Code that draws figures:
+===+
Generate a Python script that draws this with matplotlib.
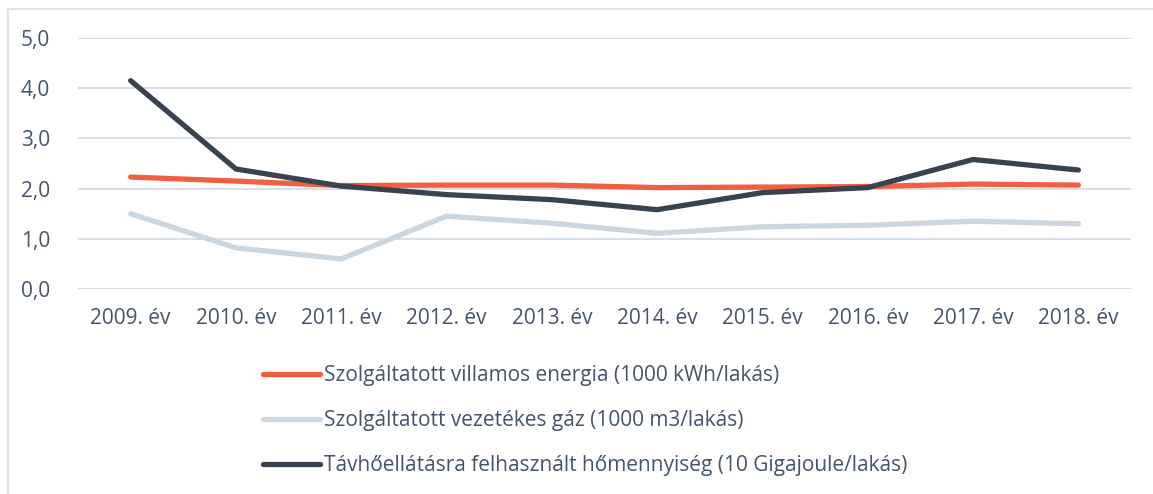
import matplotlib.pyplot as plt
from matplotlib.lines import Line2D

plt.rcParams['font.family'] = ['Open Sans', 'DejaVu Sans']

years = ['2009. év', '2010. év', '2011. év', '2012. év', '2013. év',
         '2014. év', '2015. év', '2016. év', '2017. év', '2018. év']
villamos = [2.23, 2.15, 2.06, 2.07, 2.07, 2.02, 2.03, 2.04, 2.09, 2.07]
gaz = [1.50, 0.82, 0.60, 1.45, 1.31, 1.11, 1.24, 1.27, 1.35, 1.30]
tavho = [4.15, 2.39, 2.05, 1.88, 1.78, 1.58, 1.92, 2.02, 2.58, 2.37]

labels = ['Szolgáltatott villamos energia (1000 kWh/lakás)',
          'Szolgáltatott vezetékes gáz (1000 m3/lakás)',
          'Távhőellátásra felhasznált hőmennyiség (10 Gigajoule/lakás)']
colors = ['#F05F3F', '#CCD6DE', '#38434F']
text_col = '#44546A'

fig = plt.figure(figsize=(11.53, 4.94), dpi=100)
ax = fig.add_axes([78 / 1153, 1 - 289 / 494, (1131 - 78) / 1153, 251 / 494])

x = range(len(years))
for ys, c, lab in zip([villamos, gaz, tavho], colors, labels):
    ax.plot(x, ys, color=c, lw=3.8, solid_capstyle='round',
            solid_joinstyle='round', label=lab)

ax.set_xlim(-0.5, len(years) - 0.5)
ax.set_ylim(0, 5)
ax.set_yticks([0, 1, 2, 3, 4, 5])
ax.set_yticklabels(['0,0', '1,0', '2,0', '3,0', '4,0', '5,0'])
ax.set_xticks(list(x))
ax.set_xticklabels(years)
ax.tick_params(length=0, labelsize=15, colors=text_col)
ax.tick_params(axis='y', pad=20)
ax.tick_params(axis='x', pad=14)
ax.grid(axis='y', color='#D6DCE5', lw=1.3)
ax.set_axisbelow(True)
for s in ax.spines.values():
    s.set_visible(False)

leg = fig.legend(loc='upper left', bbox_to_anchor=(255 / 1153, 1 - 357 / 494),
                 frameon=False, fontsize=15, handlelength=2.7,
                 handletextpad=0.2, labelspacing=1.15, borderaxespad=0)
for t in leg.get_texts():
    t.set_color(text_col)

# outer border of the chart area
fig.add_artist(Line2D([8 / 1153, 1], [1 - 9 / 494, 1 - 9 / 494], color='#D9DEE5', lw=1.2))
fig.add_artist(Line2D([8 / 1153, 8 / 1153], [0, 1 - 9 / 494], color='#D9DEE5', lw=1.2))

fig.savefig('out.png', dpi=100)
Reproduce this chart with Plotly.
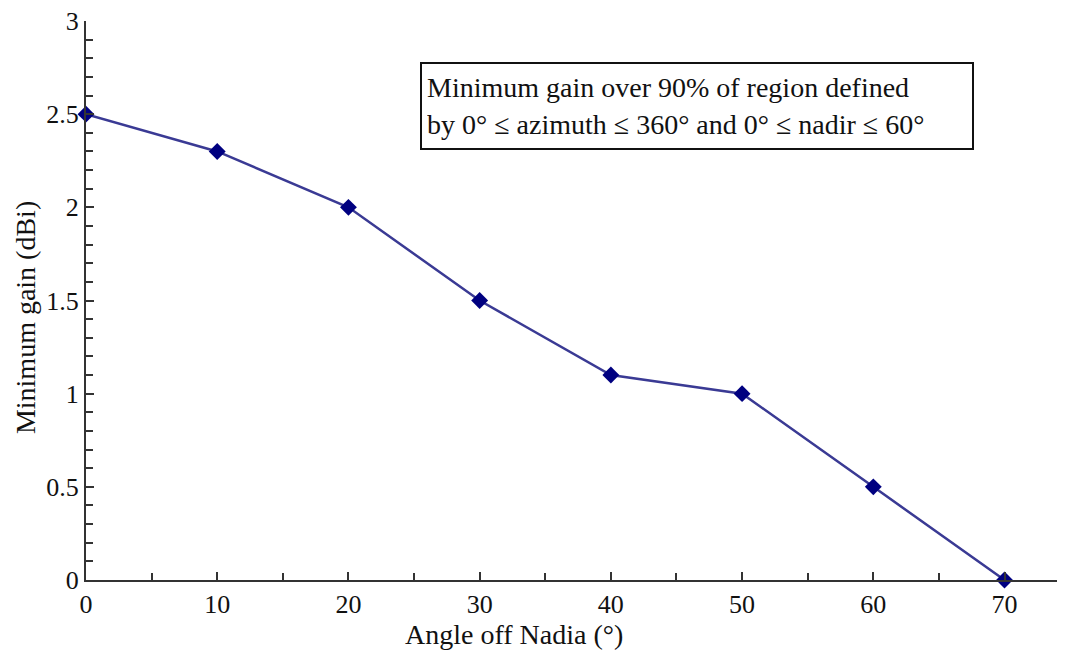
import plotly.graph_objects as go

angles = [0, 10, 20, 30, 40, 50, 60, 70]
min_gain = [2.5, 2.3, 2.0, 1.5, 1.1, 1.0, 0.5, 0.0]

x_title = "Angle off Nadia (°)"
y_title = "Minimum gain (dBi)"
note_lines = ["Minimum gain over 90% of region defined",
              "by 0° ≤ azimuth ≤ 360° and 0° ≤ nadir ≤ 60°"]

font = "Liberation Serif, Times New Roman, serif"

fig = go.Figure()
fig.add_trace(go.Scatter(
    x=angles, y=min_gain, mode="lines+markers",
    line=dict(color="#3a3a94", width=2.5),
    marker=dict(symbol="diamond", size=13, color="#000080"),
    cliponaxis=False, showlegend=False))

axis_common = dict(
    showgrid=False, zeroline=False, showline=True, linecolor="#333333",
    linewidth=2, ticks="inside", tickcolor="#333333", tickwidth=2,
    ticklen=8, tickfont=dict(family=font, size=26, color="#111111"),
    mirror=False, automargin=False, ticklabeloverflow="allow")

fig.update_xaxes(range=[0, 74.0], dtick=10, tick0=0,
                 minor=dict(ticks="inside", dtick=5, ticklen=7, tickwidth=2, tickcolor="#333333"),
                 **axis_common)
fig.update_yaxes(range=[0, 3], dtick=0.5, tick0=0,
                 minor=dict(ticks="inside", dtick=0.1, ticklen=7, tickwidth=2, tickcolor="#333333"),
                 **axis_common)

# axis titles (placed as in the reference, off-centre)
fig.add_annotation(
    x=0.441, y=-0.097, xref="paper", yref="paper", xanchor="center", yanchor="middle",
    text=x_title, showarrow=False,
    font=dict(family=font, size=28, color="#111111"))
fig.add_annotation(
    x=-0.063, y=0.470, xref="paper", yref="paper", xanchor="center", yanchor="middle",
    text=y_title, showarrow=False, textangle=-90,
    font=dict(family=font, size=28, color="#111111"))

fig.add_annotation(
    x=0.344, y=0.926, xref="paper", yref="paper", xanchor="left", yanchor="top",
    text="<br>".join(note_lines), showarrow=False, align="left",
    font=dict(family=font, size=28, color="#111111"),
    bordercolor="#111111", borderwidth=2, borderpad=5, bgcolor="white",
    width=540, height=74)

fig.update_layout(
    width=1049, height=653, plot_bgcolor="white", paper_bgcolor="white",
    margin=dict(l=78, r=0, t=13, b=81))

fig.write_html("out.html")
+===+
Copy out each line of the data where the string "with" appears.

» Task answer
Generate a Python script that draws this with matplotlib.
Reproduce this chart with Plotly.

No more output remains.